» **DATA EXTRACT**
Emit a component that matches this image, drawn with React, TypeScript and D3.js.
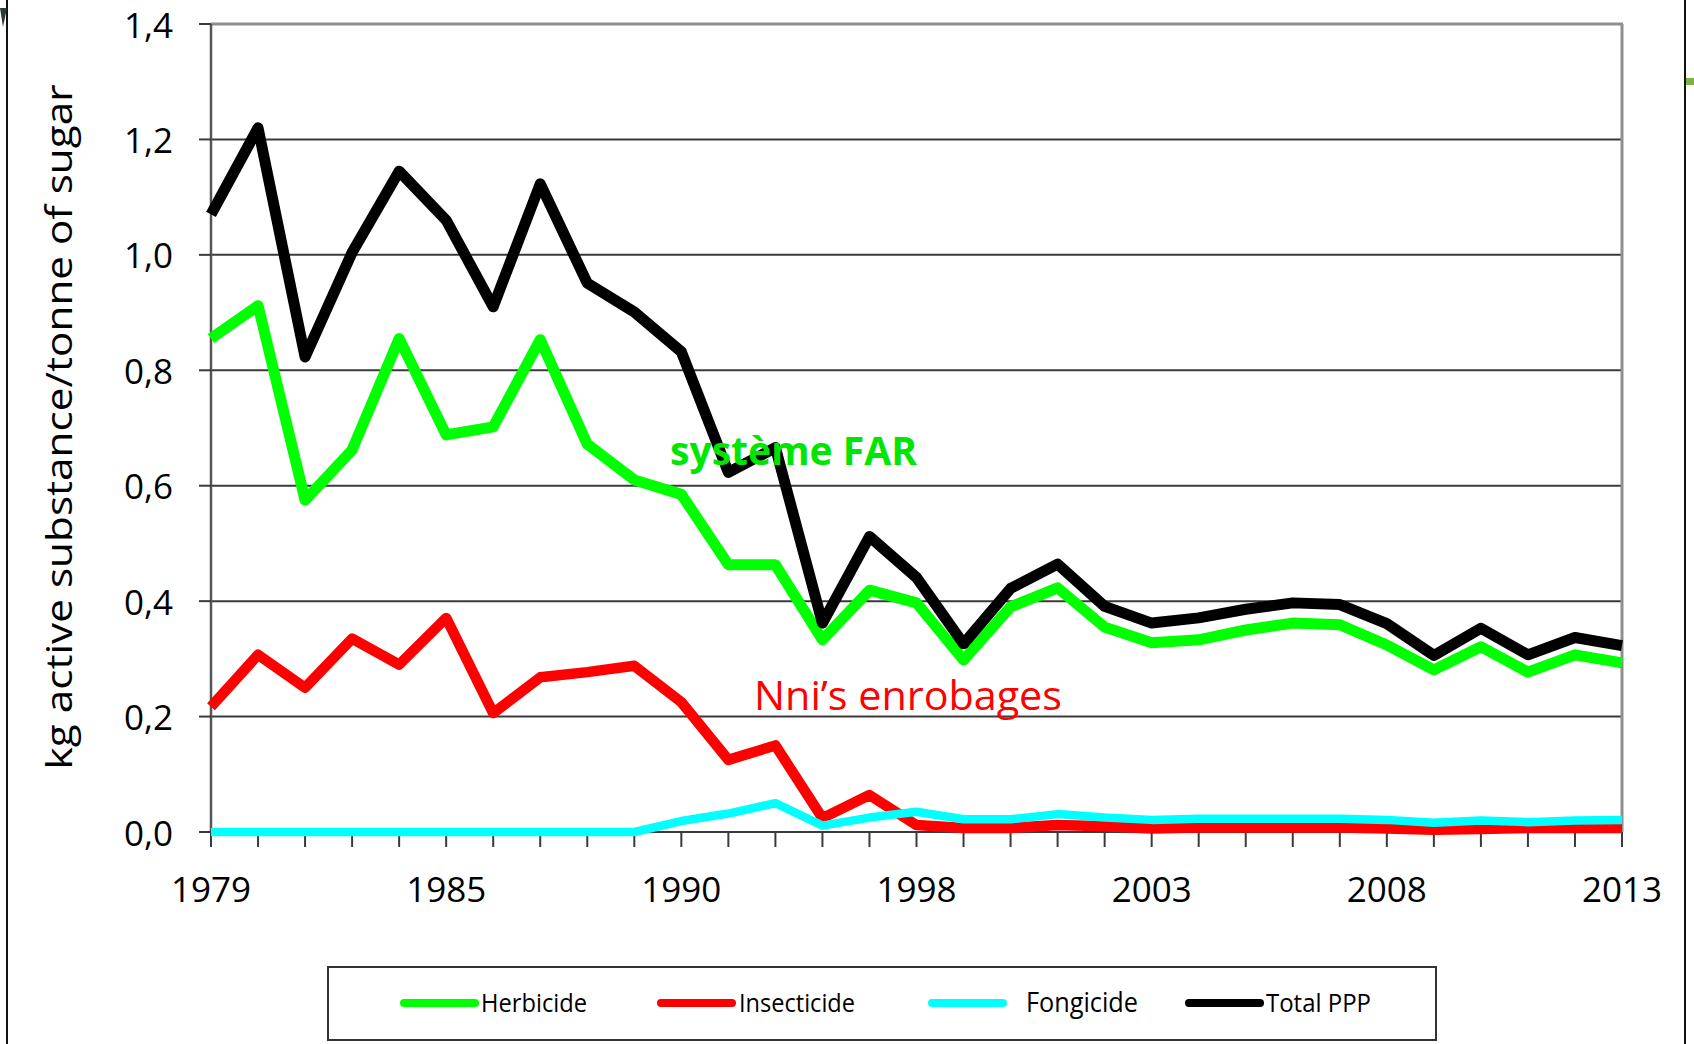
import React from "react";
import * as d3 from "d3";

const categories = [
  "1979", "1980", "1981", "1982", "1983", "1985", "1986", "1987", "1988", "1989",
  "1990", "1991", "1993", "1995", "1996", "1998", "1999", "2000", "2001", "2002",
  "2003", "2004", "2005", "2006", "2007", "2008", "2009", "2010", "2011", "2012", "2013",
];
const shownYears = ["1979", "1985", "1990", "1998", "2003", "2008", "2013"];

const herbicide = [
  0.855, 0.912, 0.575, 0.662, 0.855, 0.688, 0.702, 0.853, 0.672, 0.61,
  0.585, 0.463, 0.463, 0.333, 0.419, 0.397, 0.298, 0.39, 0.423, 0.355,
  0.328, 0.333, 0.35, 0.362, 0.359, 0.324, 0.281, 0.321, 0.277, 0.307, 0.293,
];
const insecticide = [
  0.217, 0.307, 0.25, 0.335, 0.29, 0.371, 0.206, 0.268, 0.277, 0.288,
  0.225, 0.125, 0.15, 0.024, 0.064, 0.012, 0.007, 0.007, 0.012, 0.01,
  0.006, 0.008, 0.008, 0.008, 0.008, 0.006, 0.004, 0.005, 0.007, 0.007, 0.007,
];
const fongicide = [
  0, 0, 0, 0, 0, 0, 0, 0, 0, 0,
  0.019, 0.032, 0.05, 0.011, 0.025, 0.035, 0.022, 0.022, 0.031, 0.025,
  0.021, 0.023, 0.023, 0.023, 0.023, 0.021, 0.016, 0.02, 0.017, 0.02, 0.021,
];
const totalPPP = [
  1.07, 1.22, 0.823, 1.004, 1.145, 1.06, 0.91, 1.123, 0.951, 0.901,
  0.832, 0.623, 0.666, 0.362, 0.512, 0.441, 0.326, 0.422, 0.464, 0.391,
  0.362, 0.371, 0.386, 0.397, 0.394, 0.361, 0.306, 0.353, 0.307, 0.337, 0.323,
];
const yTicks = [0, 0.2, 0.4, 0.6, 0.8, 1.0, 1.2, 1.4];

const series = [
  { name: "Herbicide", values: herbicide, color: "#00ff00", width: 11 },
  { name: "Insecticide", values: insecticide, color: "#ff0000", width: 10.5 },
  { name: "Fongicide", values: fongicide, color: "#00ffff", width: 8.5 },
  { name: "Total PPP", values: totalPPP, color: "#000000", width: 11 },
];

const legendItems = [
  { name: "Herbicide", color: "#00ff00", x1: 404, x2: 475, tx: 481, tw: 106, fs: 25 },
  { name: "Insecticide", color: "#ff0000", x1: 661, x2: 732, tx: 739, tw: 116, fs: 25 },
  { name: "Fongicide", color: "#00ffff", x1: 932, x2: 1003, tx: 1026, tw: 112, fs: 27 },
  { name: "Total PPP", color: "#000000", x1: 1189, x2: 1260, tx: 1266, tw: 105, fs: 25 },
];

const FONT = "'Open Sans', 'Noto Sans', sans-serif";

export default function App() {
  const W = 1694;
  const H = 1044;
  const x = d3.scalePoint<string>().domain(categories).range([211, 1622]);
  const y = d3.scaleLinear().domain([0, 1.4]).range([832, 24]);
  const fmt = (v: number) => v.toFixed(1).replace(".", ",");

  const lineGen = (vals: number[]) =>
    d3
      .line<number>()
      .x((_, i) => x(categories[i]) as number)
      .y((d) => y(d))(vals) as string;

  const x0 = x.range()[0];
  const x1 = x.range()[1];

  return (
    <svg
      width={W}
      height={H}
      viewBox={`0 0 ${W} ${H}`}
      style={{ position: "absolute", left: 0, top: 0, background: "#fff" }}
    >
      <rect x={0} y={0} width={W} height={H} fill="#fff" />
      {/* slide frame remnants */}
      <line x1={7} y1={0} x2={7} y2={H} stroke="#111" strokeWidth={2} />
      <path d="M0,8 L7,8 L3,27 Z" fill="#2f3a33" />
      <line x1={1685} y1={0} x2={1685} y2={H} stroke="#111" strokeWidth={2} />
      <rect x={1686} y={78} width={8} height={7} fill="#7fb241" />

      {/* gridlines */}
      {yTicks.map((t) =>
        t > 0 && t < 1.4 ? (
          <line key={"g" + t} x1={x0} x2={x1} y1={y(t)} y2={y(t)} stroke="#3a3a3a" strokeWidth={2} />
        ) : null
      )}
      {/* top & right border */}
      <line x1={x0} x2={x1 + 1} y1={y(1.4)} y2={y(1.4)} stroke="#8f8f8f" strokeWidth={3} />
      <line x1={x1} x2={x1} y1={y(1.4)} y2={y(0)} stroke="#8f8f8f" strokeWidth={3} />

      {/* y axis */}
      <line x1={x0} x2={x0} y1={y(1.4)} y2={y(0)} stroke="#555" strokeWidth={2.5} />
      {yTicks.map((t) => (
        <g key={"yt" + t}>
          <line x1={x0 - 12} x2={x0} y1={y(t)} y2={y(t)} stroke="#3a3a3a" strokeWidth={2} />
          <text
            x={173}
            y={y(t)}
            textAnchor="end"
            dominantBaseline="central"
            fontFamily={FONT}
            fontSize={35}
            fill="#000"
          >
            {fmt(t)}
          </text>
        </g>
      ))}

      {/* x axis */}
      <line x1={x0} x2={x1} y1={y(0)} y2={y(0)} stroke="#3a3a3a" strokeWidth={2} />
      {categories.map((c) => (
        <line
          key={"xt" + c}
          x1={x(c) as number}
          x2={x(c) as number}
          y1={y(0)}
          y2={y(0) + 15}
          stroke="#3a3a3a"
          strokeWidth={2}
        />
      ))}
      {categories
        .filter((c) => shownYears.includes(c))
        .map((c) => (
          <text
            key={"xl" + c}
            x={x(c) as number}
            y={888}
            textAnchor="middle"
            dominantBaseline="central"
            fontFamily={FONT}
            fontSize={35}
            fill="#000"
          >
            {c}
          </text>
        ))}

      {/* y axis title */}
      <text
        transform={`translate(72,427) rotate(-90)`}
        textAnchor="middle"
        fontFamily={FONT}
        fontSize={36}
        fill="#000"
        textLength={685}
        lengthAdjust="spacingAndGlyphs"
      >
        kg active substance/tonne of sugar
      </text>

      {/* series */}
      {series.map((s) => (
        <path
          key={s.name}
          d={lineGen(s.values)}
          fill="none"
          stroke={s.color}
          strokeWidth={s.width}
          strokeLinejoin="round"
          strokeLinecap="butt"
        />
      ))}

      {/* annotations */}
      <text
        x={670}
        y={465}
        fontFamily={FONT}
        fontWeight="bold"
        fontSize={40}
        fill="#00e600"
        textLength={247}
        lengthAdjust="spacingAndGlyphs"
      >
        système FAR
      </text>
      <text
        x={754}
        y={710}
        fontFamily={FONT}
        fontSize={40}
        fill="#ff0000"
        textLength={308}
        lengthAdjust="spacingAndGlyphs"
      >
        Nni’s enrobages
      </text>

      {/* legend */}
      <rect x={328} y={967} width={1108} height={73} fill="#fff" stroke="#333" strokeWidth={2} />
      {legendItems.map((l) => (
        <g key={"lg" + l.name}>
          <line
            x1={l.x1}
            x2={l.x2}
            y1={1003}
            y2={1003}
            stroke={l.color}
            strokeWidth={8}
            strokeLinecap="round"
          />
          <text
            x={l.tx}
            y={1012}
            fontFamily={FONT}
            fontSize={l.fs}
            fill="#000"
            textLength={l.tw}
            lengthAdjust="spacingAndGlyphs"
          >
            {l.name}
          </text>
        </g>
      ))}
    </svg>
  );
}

» **WHAT YOU SHOULD DO**
All of the lines above should be retyped precisely, apart from the pictures.

» **COMPLETED EXERCISE**
Emit a component that matches this image, drawn with React, TypeScript and D3.js.
import React from "react";
import * as d3 from "d3";

const categories = [
  "1979", "1980", "1981", "1982", "1983", "1985", "1986", "1987", "1988", "1989",
  "1990", "1991", "1993", "1995", "1996", "1998", "1999", "2000", "2001", "2002",
  "2003", "2004", "2005", "2006", "2007", "2008", "2009", "2010", "2011", "2012", "2013",
];
const shownYears = ["1979", "1985", "1990", "1998", "2003", "2008", "2013"];

const herbicide = [
  0.855, 0.912, 0.575, 0.662, 0.855, 0.688, 0.702, 0.853, 0.672, 0.61,
  0.585, 0.463, 0.463, 0.333, 0.419, 0.397, 0.298, 0.39, 0.423, 0.355,
  0.328, 0.333, 0.35, 0.362, 0.359, 0.324, 0.281, 0.321, 0.277, 0.307, 0.293,
];
const insecticide = [
  0.217, 0.307, 0.25, 0.335, 0.29, 0.371, 0.206, 0.268, 0.277, 0.288,
  0.225, 0.125, 0.15, 0.024, 0.064, 0.012, 0.007, 0.007, 0.012, 0.01,
  0.006, 0.008, 0.008, 0.008, 0.008, 0.006, 0.004, 0.005, 0.007, 0.007, 0.007,
];
const fongicide = [
  0, 0, 0, 0, 0, 0, 0, 0, 0, 0,
  0.019, 0.032, 0.05, 0.011, 0.025, 0.035, 0.022, 0.022, 0.031, 0.025,
  0.021, 0.023, 0.023, 0.023, 0.023, 0.021, 0.016, 0.02, 0.017, 0.02, 0.021,
];
const totalPPP = [
  1.07, 1.22, 0.823, 1.004, 1.145, 1.06, 0.91, 1.123, 0.951, 0.901,
  0.832, 0.623, 0.666, 0.362, 0.512, 0.441, 0.326, 0.422, 0.464, 0.391,
  0.362, 0.371, 0.386, 0.397, 0.394, 0.361, 0.306, 0.353, 0.307, 0.337, 0.323,
];
const yTicks = [0, 0.2, 0.4, 0.6, 0.8, 1.0, 1.2, 1.4];

const series = [
  { name: "Herbicide", values: herbicide, color: "#00ff00", width: 11 },
  { name: "Insecticide", values: insecticide, color: "#ff0000", width: 10.5 },
  { name: "Fongicide", values: fongicide, color: "#00ffff", width: 8.5 },
  { name: "Total PPP", values: totalPPP, color: "#000000", width: 11 },
];

const legendItems = [
  { name: "Herbicide", color: "#00ff00", x1: 404, x2: 475, tx: 481, tw: 106, fs: 25 },
  { name: "Insecticide", color: "#ff0000", x1: 661, x2: 732, tx: 739, tw: 116, fs: 25 },
  { name: "Fongicide", color: "#00ffff", x1: 932, x2: 1003, tx: 1026, tw: 112, fs: 27 },
  { name: "Total PPP", color: "#000000", x1: 1189, x2: 1260, tx: 1266, tw: 105, fs: 25 },
];

const FONT = "'Open Sans', 'Noto Sans', sans-serif";

export default function App() {
  const W = 1694;
  const H = 1044;
  const x = d3.scalePoint<string>().domain(categories).range([211, 1622]);
  const y = d3.scaleLinear().domain([0, 1.4]).range([832, 24]);
  const fmt = (v: number) => v.toFixed(1).replace(".", ",");

  const lineGen = (vals: number[]) =>
    d3
      .line<number>()
      .x((_, i) => x(categories[i]) as number)
      .y((d) => y(d))(vals) as string;

  const x0 = x.range()[0];
  const x1 = x.range()[1];

  return (
    <svg
      width={W}
      height={H}
      viewBox={`0 0 ${W} ${H}`}
      style={{ position: "absolute", left: 0, top: 0, background: "#fff" }}
    >
      <rect x={0} y={0} width={W} height={H} fill="#fff" />
      {/* slide frame remnants */}
      <line x1={7} y1={0} x2={7} y2={H} stroke="#111" strokeWidth={2} />
      <path d="M0,8 L7,8 L3,27 Z" fill="#2f3a33" />
      <line x1={1685} y1={0} x2={1685} y2={H} stroke="#111" strokeWidth={2} />
      <rect x={1686} y={78} width={8} height={7} fill="#7fb241" />

      {/* gridlines */}
      {yTicks.map((t) =>
        t > 0 && t < 1.4 ? (
          <line key={"g" + t} x1={x0} x2={x1} y1={y(t)} y2={y(t)} stroke="#3a3a3a" strokeWidth={2} />
        ) : null
      )}
      {/* top & right border */}
      <line x1={x0} x2={x1 + 1} y1={y(1.4)} y2={y(1.4)} stroke="#8f8f8f" strokeWidth={3} />
      <line x1={x1} x2={x1} y1={y(1.4)} y2={y(0)} stroke="#8f8f8f" strokeWidth={3} />

      {/* y axis */}
      <line x1={x0} x2={x0} y1={y(1.4)} y2={y(0)} stroke="#555" strokeWidth={2.5} />
      {yTicks.map((t) => (
        <g key={"yt" + t}>
          <line x1={x0 - 12} x2={x0} y1={y(t)} y2={y(t)} stroke="#3a3a3a" strokeWidth={2} />
          <text
            x={173}
            y={y(t)}
            textAnchor="end"
            dominantBaseline="central"
            fontFamily={FONT}
            fontSize={35}
            fill="#000"
          >
            {fmt(t)}
          </text>
        </g>
      ))}

      {/* x axis */}
      <line x1={x0} x2={x1} y1={y(0)} y2={y(0)} stroke="#3a3a3a" strokeWidth={2} />
      {categories.map((c) => (
        <line
          key={"xt" + c}
          x1={x(c) as number}
          x2={x(c) as number}
          y1={y(0)}
          y2={y(0) + 15}
          stroke="#3a3a3a"
          strokeWidth={2}
        />
      ))}
      {categories
        .filter((c) => shownYears.includes(c))
        .map((c) => (
          <text
            key={"xl" + c}
            x={x(c) as number}
            y={888}
            textAnchor="middle"
            dominantBaseline="central"
            fontFamily={FONT}
            fontSize={35}
            fill="#000"
          >
            {c}
          </text>
        ))}

      {/* y axis title */}
      <text
        transform={`translate(72,427) rotate(-90)`}
        textAnchor="middle"
        fontFamily={FONT}
        fontSize={36}
        fill="#000"
        textLength={685}
        lengthAdjust="spacingAndGlyphs"
      >
        kg active substance/tonne of sugar
      </text>

      {/* series */}
      {series.map((s) => (
        <path
          key={s.name}
          d={lineGen(s.values)}
          fill="none"
          stroke={s.color}
          strokeWidth={s.width}
          strokeLinejoin="round"
          strokeLinecap="butt"
        />
      ))}

      {/* annotations */}
      <text
        x={670}
        y={465}
        fontFamily={FONT}
        fontWeight="bold"
        fontSize={40}
        fill="#00e600"
        textLength={247}
        lengthAdjust="spacingAndGlyphs"
      >
        système FAR
      </text>
      <text
        x={754}
        y={710}
        fontFamily={FONT}
        fontSize={40}
        fill="#ff0000"
        textLength={308}
        lengthAdjust="spacingAndGlyphs"
      >
        Nni’s enrobages
      </text>

      {/* legend */}
      <rect x={328} y={967} width={1108} height={73} fill="#fff" stroke="#333" strokeWidth={2} />
      {legendItems.map((l) => (
        <g key={"lg" + l.name}>
          <line
            x1={l.x1}
            x2={l.x2}
            y1={1003}
            y2={1003}
            stroke={l.color}
            strokeWidth={8}
            strokeLinecap="round"
          />
          <text
            x={l.tx}
            y={1012}
            fontFamily={FONT}
            fontSize={l.fs}
            fill="#000"
            textLength={l.tw}
            lengthAdjust="spacingAndGlyphs"
          >
            {l.name}
          </text>
        </g>
      ))}
    </svg>
  );
}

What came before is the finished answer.